昨日と同じ症状。ポジティブだったりアクティブなことが一切できない。けど、うつではない。新感覚。全然歓迎していないけど。今日も『エルデンリング』。なぜ途中で投げ出してクリアもできていない死にゲーを、今になってやりだしているのか謎、と思いながらプレイしていたけど、これを書いている3月4日のぼくはそこから抜け出せているので俯瞰して気づけた。うつはエネルギー回復のため体を動かせない擬似的な死としての機能を持っている。イオが生まれてから、ぼくは何らかの理由でその機能不全を起こしている。故に、せめてゲームで擬似的な死をなんども再生しよう、という無意識が『エルデンリング』を選ばせたのではないか、という説。これはしっくりくるし、このグロテスクなのにどこか品を感じるダークファンタジーの世界観が、とても心地よい。

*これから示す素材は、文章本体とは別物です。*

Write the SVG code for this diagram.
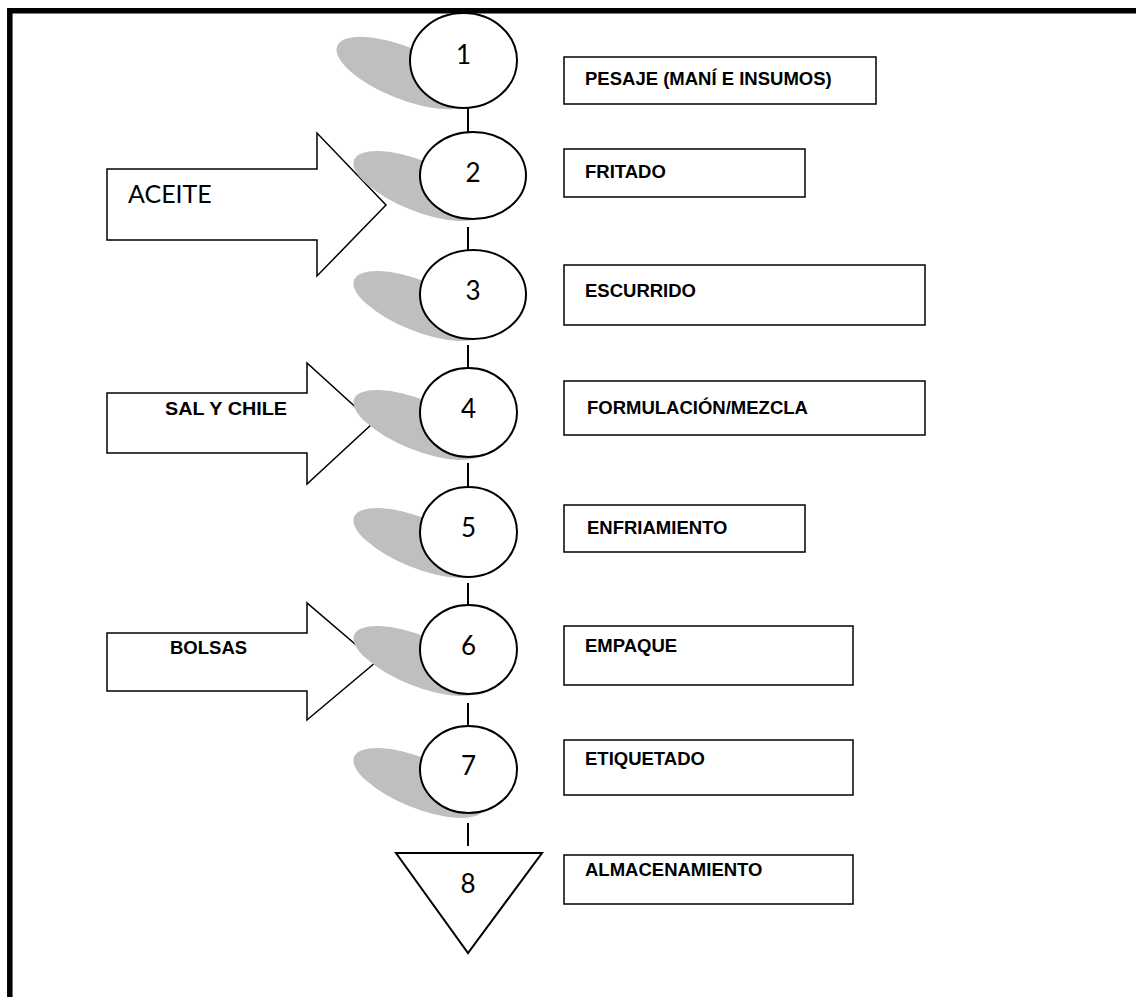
<svg xmlns="http://www.w3.org/2000/svg" width="1136" height="997" viewBox="0 0 1136 997">
<style>
.bg{fill:#fff}
.frame{fill:none;stroke:#000;stroke-width:5.5}
.sh{fill:#bfbfbf;stroke:none}
.op{fill:#fff;stroke:#000;stroke-width:2}
.num{font-family:Lato,"Open Sans",sans-serif;font-size:26px;fill:#000;text-anchor:middle}
.box{fill:#fff;stroke:#000;stroke-width:1.5}
.lbl{font-family:"Liberation Sans",Arial,sans-serif;font-weight:bold;font-size:18.5px;fill:#000}
.albl{font-family:"Liberation Sans",Arial,sans-serif;font-weight:bold;font-size:18.5px;fill:#000}
.arr{fill:#fff;stroke:#000;stroke-width:1.5}
.con{stroke:#000;stroke-width:2;fill:none}
</style>
<rect class="bg" x="0" y="0" width="1136" height="997"/>
<path class="frame" d="M9.8,997 V10.8 H1136"/>
<g id="connectors">
<line class="con" x1="468" y1="108" x2="468" y2="132"/>
<line class="con" x1="468" y1="227" x2="468" y2="250"/>
<line class="con" x1="468" y1="345" x2="468" y2="368"/>
<line class="con" x1="468" y1="463" x2="468" y2="487"/>
<line class="con" x1="468" y1="583" x2="468" y2="605"/>
<line class="con" x1="468" y1="703" x2="468" y2="726"/>
<line class="con" x1="468" y1="823" x2="468" y2="846"/>
</g>
<g id="in-aceite">
<polygon class="arr" points="107,169 317,169 317,133 386,205 317,276 317,240 107,240"/>
<text x="128" y="203" style="font-family:Lato,'Open Sans',sans-serif;font-size:25px">ACEITE</text>
</g>
<g id="in-sal">
<polygon class="arr" points="107,393 307,393 307,363 373,423 307,484 307,453 107,453"/>
<text class="albl" x="165" y="415" textLength="122" lengthAdjust="spacingAndGlyphs">SAL Y CHILE</text>
</g>
<g id="in-bolsas">
<polygon class="arr" points="107,633 307,633 307,603 376,662 307,720 307,691 107,691"/>
<text class="albl" x="170" y="654">BOLSAS</text>
</g>
<g id="n1">
<ellipse class="sh" cx="404" cy="73" rx="72" ry="26" transform="rotate(22 404 73)"/>
<ellipse class="op" cx="463.5" cy="60.5" rx="53.5" ry="47.5"/>
<text class="num" x="463.5" y="64">1</text>
</g>
<g id="n2">
<ellipse class="sh" cx="419" cy="186" rx="70" ry="25" transform="rotate(22 419 186)"/>
<ellipse class="op" cx="473" cy="175.5" rx="53" ry="43.5"/>
<text class="num" x="473" y="182">2</text>
</g>
<g id="n3">
<ellipse class="sh" cx="419" cy="306" rx="70" ry="25" transform="rotate(22 419 306)"/>
<ellipse class="op" cx="473" cy="294.5" rx="53" ry="44.5"/>
<text class="num" x="473" y="300">3</text>
</g>
<g id="n4">
<ellipse class="sh" cx="419" cy="425" rx="70" ry="25" transform="rotate(22 419 425)"/>
<ellipse class="op" cx="468.5" cy="412.5" rx="48.5" ry="44.5"/>
<text class="num" x="468.5" y="418">4</text>
</g>
<g id="n5">
<ellipse class="sh" cx="419" cy="543" rx="70" ry="25" transform="rotate(22 419 543)"/>
<ellipse class="op" cx="468.5" cy="532" rx="48.5" ry="45"/>
<text class="num" x="468.5" y="537">5</text>
</g>
<g id="n6">
<ellipse class="sh" cx="419" cy="661" rx="70" ry="25" transform="rotate(22 419 661)"/>
<ellipse class="op" cx="468.5" cy="649.5" rx="48.5" ry="44.5"/>
<text class="num" x="468.5" y="655">6</text>
</g>
<g id="n7">
<ellipse class="sh" cx="419" cy="783" rx="70" ry="25" transform="rotate(22 419 783)"/>
<ellipse class="op" cx="468.5" cy="769.5" rx="48.5" ry="43.5"/>
<text class="num" x="468.5" y="775">7</text>
</g>
<g id="n8">
<polygon class="op" points="396,853 542,853 468,953"/>
<text class="num" x="468" y="893">8</text>
</g>
<g id="b1"><rect class="box" x="564" y="57" width="312" height="47"/><text class="lbl" x="585" y="85">PESAJE (MANÍ E INSUMOS)</text></g>
<g id="b2"><rect class="box" x="564" y="149" width="241" height="48"/><text class="lbl" x="585" y="178">FRITADO</text></g>
<g id="b3"><rect class="box" x="564" y="265" width="361" height="60"/><text class="lbl" x="585" y="297">ESCURRIDO</text></g>
<g id="b4"><rect class="box" x="564" y="381" width="361" height="54"/><text class="lbl" x="587" y="414">FORMULACIÓN/MEZCLA</text></g>
<g id="b5"><rect class="box" x="564" y="505" width="241" height="47"/><text class="lbl" x="587" y="534">ENFRIAMIENTO</text></g>
<g id="b6"><rect class="box" x="564" y="626" width="289" height="59"/><text class="lbl" x="585" y="652">EMPAQUE</text></g>
<g id="b7"><rect class="box" x="564" y="740" width="289" height="55"/><text class="lbl" x="585" y="765">ETIQUETADO</text></g>
<g id="b8"><rect class="box" x="564" y="855" width="289" height="49"/><text class="lbl" x="585" y="876">ALMACENAMIENTO</text></g>
</svg>
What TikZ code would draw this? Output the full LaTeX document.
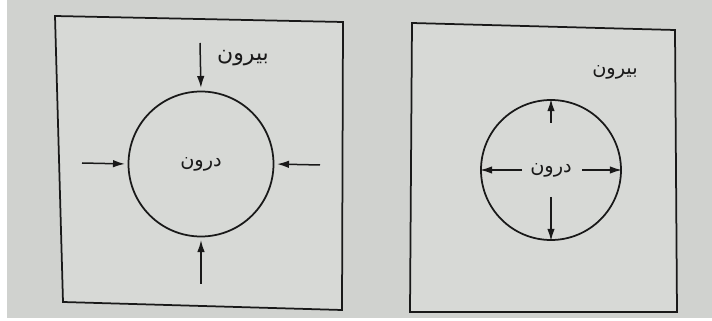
\documentclass[tikz,border=0pt]{standalone}
\usepackage{fontspec}
\newfontfamily\arabicfont[Script=Arabic]{DejaVu Sans}
\TeXXeTstate=1
\usetikzlibrary{arrows.meta, positioning}
\definecolor{pagegray}{RGB}{208,210,207}
\definecolor{boxgray}{RGB}{215,217,214}
\definecolor{inkblack}{RGB}{25,25,25}

\begin{document}
\begin{tikzpicture}[
    x=0.2mm, y=-0.2mm,
    % Define standard styles for the diagram components
    panel/.style={
        draw=inkblack,
        line width=0.35mm,
        fill=boxgray
    },
    ring/.style={
        circle,
        draw=inkblack,
        line width=0.35mm,
        inner sep=0pt,
        text=inkblack,
        font=\arabicfont\fontsize{11}{13}\selectfont
    },
    label/.style={
        text=inkblack,
        inner sep=0pt,
        font=\arabicfont\fontsize{11}{13}\selectfont
    },
    arrow/.style={
        -{Latex[length=2.4mm, width=1.5mm]},
        line width=0.3mm,
        draw=inkblack
    }
]

% --- Page ---
\fill[white] (0,0) rectangle (712,321);
\fill[pagegray] (7,0) rectangle (712,318);

% --- Left panel: pressure from outside ---
\draw[panel] (55,16) -- (343,22) -- (342,310) -- (63,302) -- cycle;
\node[ring, minimum size=2.9cm] (inL) at (201,164) {\beginR درون\endR};
\node[label, font=\arabicfont\fontsize{12.5}{14}\selectfont] (outL) at (243,58) {\beginR بیرون\endR};

\coordinate (nL) at (200,43);
\coordinate (sL) at (201,284);
\coordinate (wL) at (82,163);
\coordinate (eL) at (320,165);

\draw[arrow, shorten >=1.5pt] (nL) -- (inL.north);
\draw[arrow, shorten >=1.5pt] (sL) -- (inL.south);
\draw[arrow, shorten >=1.5pt] (wL) -- (inL.west);
\draw[arrow, shorten >=1.5pt] (eL) -- (inL.east);

% --- Right panel: pressure from inside ---
\draw[panel] (412,23) -- (675,30) -- (677,312) -- (410,312) -- cycle;
\node[ring, minimum size=2.8cm] (inR) at (551,170) {\beginR درون\endR};
\node[label] (outR) at (615,72) {\beginR بیرون\endR};

\coordinate (nR) at (551,123);
\coordinate (sR) at (551,197);
\coordinate (wR) at (522,170);
\coordinate (eR) at (582,170);

\draw[arrow] (nR) -- (inR.north);
\draw[arrow] (sR) -- (inR.south);
\draw[arrow] (wR) -- (inR.west);
\draw[arrow] (eR) -- (inR.east);

\end{tikzpicture}
\end{document}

夜中、お世話のあいまに滝口悠生『長い一日』の続き。窓目くんが花見で悪酔いした回で、泣くということについて考えながら読んでいた。泣くって、感情が整理しきれなくて、言葉にできなかったときに出てくるアンコントローラブルな情緒的行動、みたいに思うけど、イオと過ごしていて思うのは、言葉以前に泣くことが、ぼくたちのコミュニケーションの生活史にはあるということ。言葉のない世界で、人間はみんなまず泣いて、それを通して世界とふれあっていたわけで、だから泣くこと、その理由を的確に言葉にできる、と思っていることの方がむしろ言葉というもののあり方を知らない、ともいえるのではないか。ほんとうにこの本は名作。なぜ、この登場人物たちの一挙手一投足にこんなに感動したり、おもしろいと思ったりするのか、もっと考えてみたい。